In 1877, an Ohio mill was granted a U.S. trademark for “a figure of a man in ‘Quaker garb,’” the first trademark for a breakfast cereal. Oats were a hard sell, something classy people did not eat. Samuel Johnson, in his 1755 dictionary, defined “oats” as “A grain, which in England is generally given to horses, but in Scotland supports the people.”

Not surprisingly, Quaker Mills went bankrupt in 1881. The company was purchased and the brand pushed relentlessly. The first national magazine advertising for a breakfast cereal was for Quaker Oatmeal.

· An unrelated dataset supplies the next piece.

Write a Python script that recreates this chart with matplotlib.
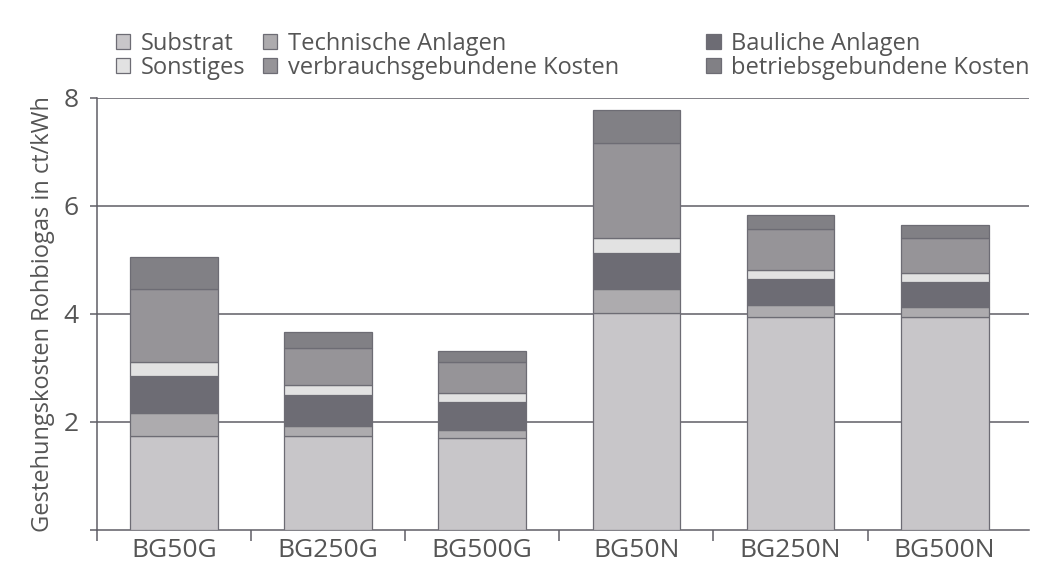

If you think Facebook advertising can be annoying, imagine the indignation of Brits who, arriving to their country in 1900, were greeted by the enormous billboard Quaker Oats built before the White Cliffs of Dover, the beloved chalky welcome mat to the British Isles “disfigured only to proclaim the virtues of Yankee Oats,” a local paper complained.

The product was given a boost in 1970 by the introduction of instant flavored oatmeal. Many of my college days began with a mug full of Apples & Cinnamon, brought to life by a few ounces of boiling water from one of those little electric teapots found in every freshman dorm. It was our ramen.

Still waiting on Quaker. … In the meantime, let’s bow our heads for breakfast cereal. The entire category is fading: $13.9 billion in 2000, to $9 billion in 2017. Millennials can’t be bothered to clean up their bowls, forget preparing anything in a pot.

Quaker still dominates oatmeal — two-thirds of the market in 2017, with sales of $766 million.

Yes, oatmeal gets a bad rap. “Oatmeal, huh?” Calvin says, gazing at his father’s breakfast in a “Calvin & Hobbes” comic. “A bowl of pasty, bland, colorless sludge.”

In its natural state, perhaps. But that’s like eating toast without anything on it. After being dressed up with bran, wheat germ and maybe some brown sugar, crushed walnuts, dried cherries or a tablespoon of jam, oatmeal prepares a fellow for the day ahead. That said, most days I settle for a grapefruit.

Flipping the old cylinder over, I noticed a “BEST BEFORE” date of March 27, 2018. Which means we bought it sometimes toward the end of 2016. In other words, it took my household nearly two years to go through 42 ounces of oatmeal. Or an average of a serving and a half a month. And I like oatmeal. Quaker has its work cut out for it.